Tuesday, March 07, 2006

Off Again

Good heavens, it's been a while. I've even got stuff I want to write, but the paying stuff has to come first, and it's wonderful to even have paying stuff. So I did it, and I'm even getting paid for it.

This should make the next few days a bit more painless. I have a visitor tomorrow, whom I have to pick up at Tegel Airport at a little past 8am, not my accustomed rising-time, to say the least. Then, other friends from Bavaria may or may not show up, depending on whether they could dig out from the snow they just got. In the late afternoon, Heribert Kastell, the great winemaker, is in again, and a few of us are going out to pay our respects to him, and the whole evening ends with the entire cast of characters, plus some, at a restaurant to be named later.
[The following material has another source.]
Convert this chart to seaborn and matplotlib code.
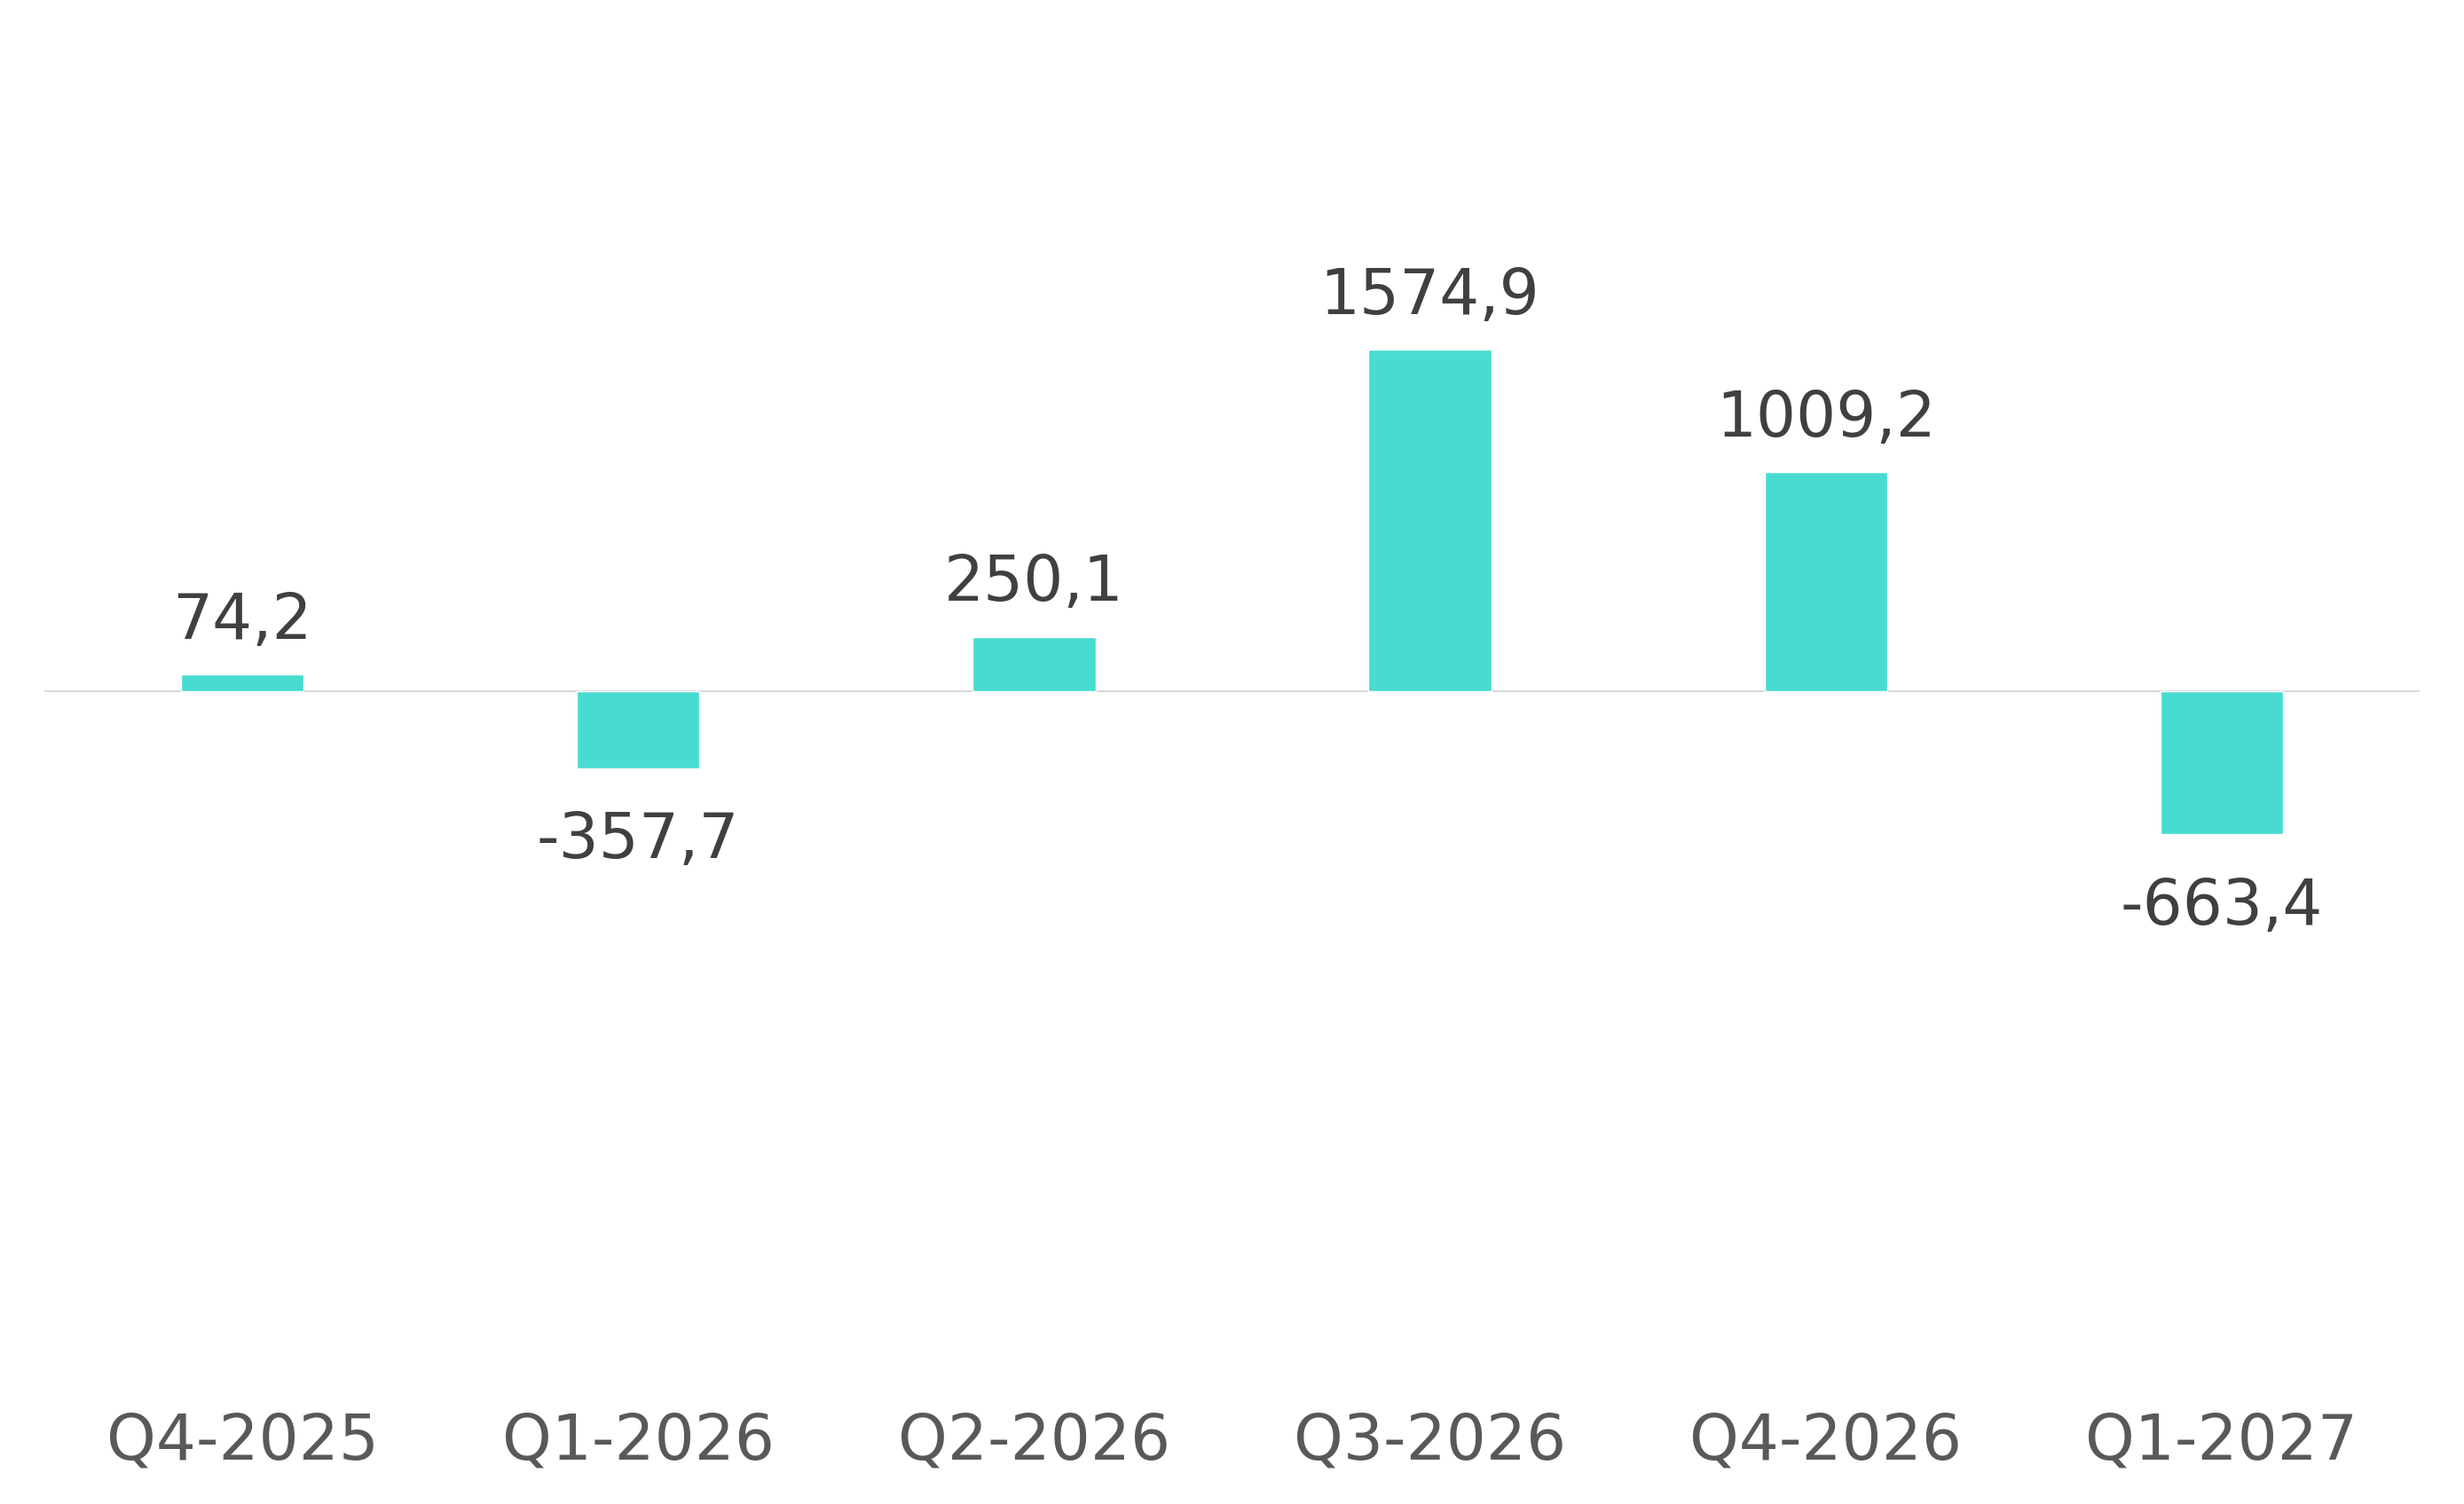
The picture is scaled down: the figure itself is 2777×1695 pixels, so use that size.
import matplotlib
matplotlib.use('Agg')
import pandas as pd
import matplotlib.pyplot as plt
import seaborn as sns

# Data
quarters = ['Q4-2025', 'Q1-2026', 'Q2-2026', 'Q3-2026', 'Q4-2026', 'Q1-2027']
values = [74.2, -357.7, 250.1, 1574.9, 1009.2, -663.4]

df = pd.DataFrame({'quarter': quarters, 'value': values})

sns.set_style('white')
plt.rcParams['font.family'] = ['DejaVu Sans']

fig = plt.figure(figsize=(27.77, 16.95), dpi=100)
ax = fig.add_axes([0.018, 1 - 1510 / 1695, 0.964, 1463 / 1695])

sns.barplot(data=df, x='quarter', y='value', color='#48DCD0', saturation=1,
            width=0.31, ax=ax, zorder=2)

ax.axhline(0, color='#D9D9D9', linewidth=1.6, zorder=1)

# Value labels above/below the bars
for i, v in enumerate(values):
    label = f'{v:.1f}'.replace('.', ',')
    if v >= 0:
        ax.annotate(label, (i, v), xytext=(0, 29), textcoords='offset points',
                    ha='center', va='baseline', fontsize=51, color='#404040')
    else:
        ax.annotate(label, (i, v), xytext=(0, -73), textcoords='offset points',
                    ha='center', va='baseline', fontsize=51, color='#404040')

ax.set_xlim(-0.5, 5.5)
ax.set_ylim(-3000, 3000)
ax.set_xlabel('')
ax.set_ylabel('')
ax.set_yticks([])
ax.tick_params(axis='x', length=0, pad=58, labelsize=51, labelcolor='#595959')
for s in ax.spines.values():
    s.set_visible(False)

fig.savefig('out.png', dpi=100, facecolor='white')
And the next morning, I wake up early again, sling my new suitcase onto the road, and head to Paris, where Carl Stone is involved in a very interesting-looking concert the next evening. I think we're hooking up for lunch the next day, and, since this is all in a corner of the city I've never even seen before, it'll be cool to do some exploration.

Saturday sees me get on a jet and off to Austin for a solid week of SXSW. Also my annual haircut and reunions with people I only get to see once a year. Plus all the Mexican food I can eat.

After that, depending on whether or not the money is around and the airfares are affordable, I just might take some time to go to the West Coast and visit friends in San Francisco.

So I'll be here intermittently laying down the things I've seen and done, but those who come in search of Berlin-based vitriol will have to wait until I return at the end of the month. Given the contrast effect between Paris, Austin, San Francisco, and this place, I'm quite sure that sauerkraut will ensue.